De André Petry:
É alarmante a inclinação brasileira para o desvio, para o caminho que contorna o ponto principal, a rota que, no seu melhor trajeto, apenas tangencia o cerne da questão. Tome-se o caso da Agência de Vigilância Sanitária, que, de vez em quando, suspende a venda de um remédio ou cosmético sob a alegação de que falta "o registro". O público não é bobo, e intui que o produto faz mal à saúde, ou foi contrabandeado do Paraguai, ou provoca câncer. Sabe-se lá. O fato é que, em vez de ir ao que interessa, provando que o produto é ruim, paraguaio ou cancerígeno, coisa que dá trabalho, recorre-se ao desvio, suspendendo a comercialização por uma razão burocrática, coisa que não dá trabalho nenhum num país tão afeito à burocracia. É o país do desvio.
O problema é particularmente acentuado no âmbito da Justiça. Agora mesmo, o Conselho Nacional de Justiça baixou normas disciplinando as autorizações judiciais de escutas telefônicas, numa tentativa de acabar com a baderna. A intenção do CNJ é perfeita. O descontrole judicial sobre o grampo é a ante-sala do caos. Já levou ao caso dos dois réus que ficaram sob escuta telefônica durante dois anos, um mês e doze dias! Foi esse descontrole que permitiu que o governo Bush, logo após os atentados de 2001, espionasse telefonemas e computadores de cidadãos americanos com a colaboração secreta da gigante AT&T. Como a regra era o descontrole, a espionagem andou solta, numa flagrante violação de direitos constitucionais. Se a coisa chegou a esse ponto tenebroso na mais celebrada democracia do mundo, na pátria do "devido processo legal", é fácil imaginar aonde pode chegar aqui. Mas a Procuradoria-Geral da República recorreu à Justiça alegando que o CNJ, ao disciplinar as escutas telefônicas, age "além de sua competência constitucional". Talvez sim, talvez não. O Supremo Tribunal Federal é que vai decidir.

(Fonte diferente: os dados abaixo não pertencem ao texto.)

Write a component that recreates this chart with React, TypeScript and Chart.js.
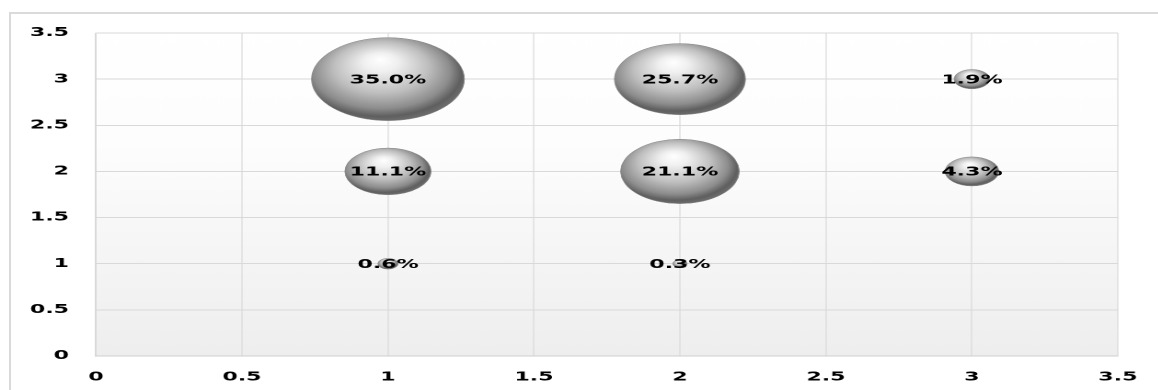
import React, { useEffect, useRef } from "react";
import { Chart, registerables } from "chart.js";

Chart.register(...registerables);

// ---- data ----
const xValues = [1, 2, 3, 1, 2, 3, 1, 2];
const yValues = [3, 3, 3, 2, 2, 2, 1, 1];
const shares = [35.0, 25.7, 1.9, 11.1, 21.1, 4.3, 0.6, 0.3];
const xTicks = [0, 0.5, 1, 1.5, 2, 2.5, 3, 3.5];
const yTicks = [0, 0.5, 1, 1.5, 2, 2.5, 3, 3.5];

// ---- layout / style constants ----
const STRETCH = 1.84;
const W = 1158 / STRETCH;
const H = 390;
const R_MAX = 41.5;
const FONT_FAMILY = '"DejaVu Sans", Verdana, sans-serif';

export default function App() {
  const canvasRef = useRef<HTMLCanvasElement | null>(null);

  useEffect(() => {
    const canvas = canvasRef.current;
    if (!canvas) return;
    const maxShare = Math.max(...shares);
    const points = shares.map((v, i) => ({
      x: xValues[i],
      y: yValues[i],
      r: R_MAX * Math.sqrt(v / maxShare),
      v,
    }));

    const plotBg = {
      id: "plotBg",
      beforeDraw(chart: any) {
        const { ctx, chartArea } = chart;
        if (!chartArea) return;
        const g = ctx.createLinearGradient(0, chartArea.top, 0, chartArea.bottom);
        g.addColorStop(0, "#ffffff");
        g.addColorStop(0.35, "#fdfdfd");
        g.addColorStop(1, "#eeeeee");
        ctx.save();
        ctx.fillStyle = g;
        ctx.fillRect(chartArea.left, chartArea.top, chartArea.right - chartArea.left, chartArea.bottom - chartArea.top);
        ctx.restore();
      },
    };

    const valueLabels = {
      id: "valueLabels",
      afterDatasetsDraw(chart: any) {
        const { ctx } = chart;
        const meta = chart.getDatasetMeta(0);
        ctx.save();
        ctx.font = `bold 12px ${FONT_FAMILY}`;
        ctx.textAlign = "center";
        ctx.textBaseline = "middle";
        ctx.fillStyle = "#000000";
        meta.data.forEach((el: any, i: number) => {
          ctx.fillText(shares[i].toFixed(1) + "%", el.x, el.y + 1);
        });
        ctx.restore();
      },
    };

    const bubbleFill = (c: any) => {
      const chart = c.chart;
      const raw = c.raw;
      if (!raw || !chart.scales || !chart.scales.x || !chart.scales.y) return "#aaaaaa";
      const cx = chart.scales.x.getPixelForValue(raw.x);
      const cy = chart.scales.y.getPixelForValue(raw.y);
      const r = Math.max(Number(raw.r) || 0, 0.5);
      if (!isFinite(cx) || !isFinite(cy) || !isFinite(r)) return "#aaaaaa";
      const g = chart.ctx.createRadialGradient(
        cx - 0.1 * r, cy - 0.48 * r, 0,
        cx - 0.08 * r, cy - 0.12 * r, 1.12 * r
      );
      g.addColorStop(0, "#ffffff");
      g.addColorStop(0.2, "#f0f0f0");
      g.addColorStop(0.55, "#bfbfbf");
      g.addColorStop(0.8, "#8d8d8d");
      g.addColorStop(0.93, "#5f5f5f");
      g.addColorStop(1, "#6c6c6c");
      return g;
    };

    const tickFont = { family: FONT_FAMILY, size: 12, weight: "bold" as const };

    const chart = new Chart(canvas, {
      type: "bubble",
      data: {
        datasets: [
          {
            label: "share",
            data: points as any,
            backgroundColor: bubbleFill as any,
            borderColor: "#8a8a8a",
            borderWidth: 0.5,
          },
        ],
      },
      options: {
        animation: false,
        responsive: true,
        maintainAspectRatio: false,
        devicePixelRatio: 2,
        layout: {
          autoPadding: false,
          padding: { top: 33, right: W - 1118 / STRETCH, left: 0, bottom: 0 },
        },
        plugins: {
          legend: { display: false },
          tooltip: { enabled: false },
        },
        scales: {
          x: {
            type: "linear",
            min: 0,
            max: 3.5,
            afterBuildTicks: (s: any) => {
              s.ticks = xTicks.map((v) => ({ value: v }));
            },
            afterFit: (s: any) => {
              s.height = H - 356;
              s.paddingLeft = 0;
              s.paddingRight = 0;
            },
            grid: { color: "#d9d9d9", lineWidth: 0.6, drawTicks: false },
            border: { display: true, color: "#cfcfcf", width: 1 },
            ticks: {
              color: "#000000",
              font: tickFont,
              padding: 14,
              maxRotation: 0,
              autoSkip: false,
              callback: (v: any) => String(v),
            },
          },
          y: {
            type: "linear",
            min: 0,
            max: 3.5,
            afterBuildTicks: (s: any) => {
              s.ticks = yTicks.map((v) => ({ value: v }));
            },
            afterFit: (s: any) => {
              s.width = 96 / STRETCH;
              s.paddingTop = 0;
              s.paddingBottom = 0;
            },
            grid: { color: "#d9d9d9", lineWidth: 1, drawTicks: false },
            border: { display: true, color: "#cfcfcf", width: 0.6 },
            ticks: {
              color: "#000000",
              font: tickFont,
              padding: 14.7,
              autoSkip: false,
              callback: (v: any) => String(v),
            },
          },
        },
      },
      plugins: [plotBg, valueLabels],
    });

    return () => chart.destroy();
  }, []);

  return (
    <div
      style={{
        position: "absolute",
        left: 0,
        top: 0,
        width: 1158,
        height: H,
        overflow: "hidden",
        background: "#ffffff",
      }}
    >
      <div
        style={{
          position: "absolute",
          left: 9,
          top: 12,
          width: 1170,
          height: 400,
          borderTop: "2px solid #dadada",
          borderLeft: "2px solid #dadada",
          boxSizing: "border-box",
        }}
      />
      <div
        style={{
          position: "absolute",
          left: 0,
          top: 0,
          width: W,
          height: H,
          transform: `scaleX(${STRETCH})`,
          transformOrigin: "0 0",
        }}
      >
        <canvas ref={canvasRef} />
      </div>
    </div>
  );
}
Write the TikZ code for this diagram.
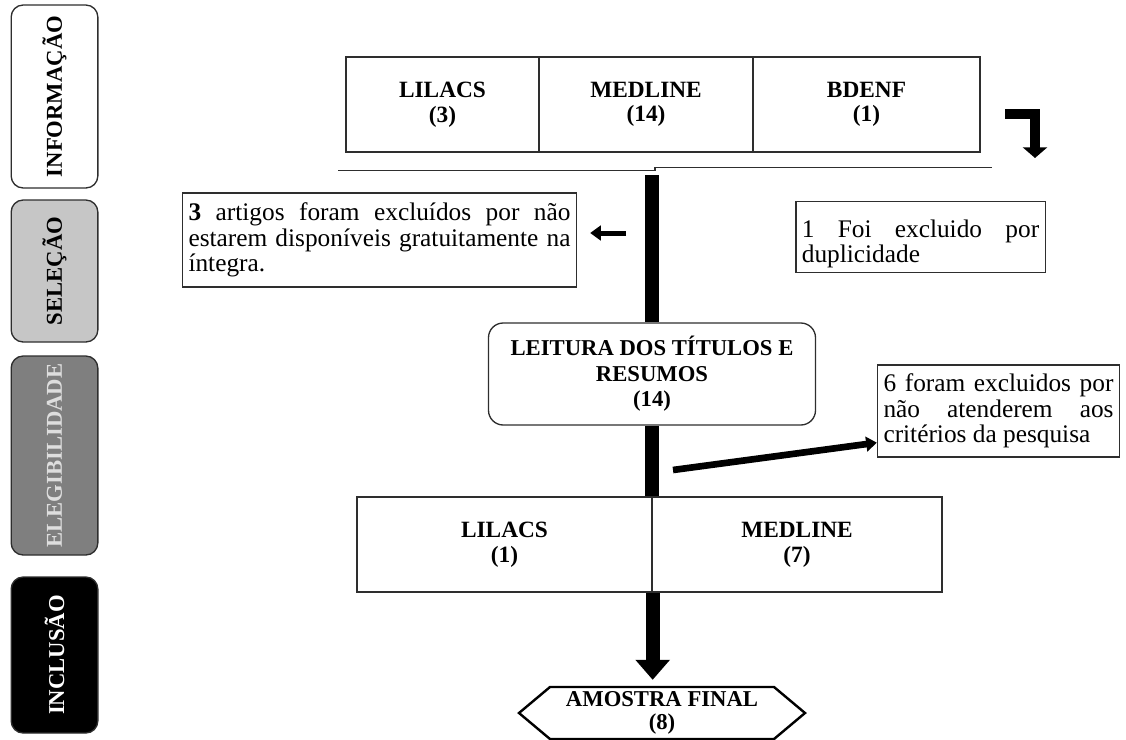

Mas a Procuradoria-Geral da República não nos informa se é contra o controle do grampo. Não nos informa se acredita no abuso, se teme que o CNJ se transforme num SNI jurídico, se defende a idéia de que os juízes tenham ampla liberdade para decidir como bem entenderem, se o caso faz mal à saúde, se veio do Paraguai ou se provoca câncer. Contorna o mérito. De novo, é o desvio. Claro que é preciso zelar pelo cumprimento da lei e suas formalidades, pelo devido processo legal. É óbvio que um órgão não pode afanar poderes alheios, mas é pedir demais um pouco de clareza? Qual é, afinal, a posição dessa gente? É preciso controlar as escutas, só que o meio de fazê-lo é outro, ou o melhor é continuar como está, tirando escuta do forno como se fosse pão quente?
No país do desvio, não se discute a liberdade acintosa de Pimenta Neves, assassino confesso de sua ex-namorada. Ou se a voz de prisão contra a segunda maior autoridade da Polícia Federal é fumo de justiça ou balcanização da polícia. Ou tantas outras coisas. É mais fácil explicar tudo dizendo que faltou preencher a segunda via do requerimento de acesso ao número do protocolo do pedido de registro do cartório de notas da vara da Justiça do.... Há muitas razões para o excesso brasileiro de burocracia. Evitar o mérito das coisas é uma delas.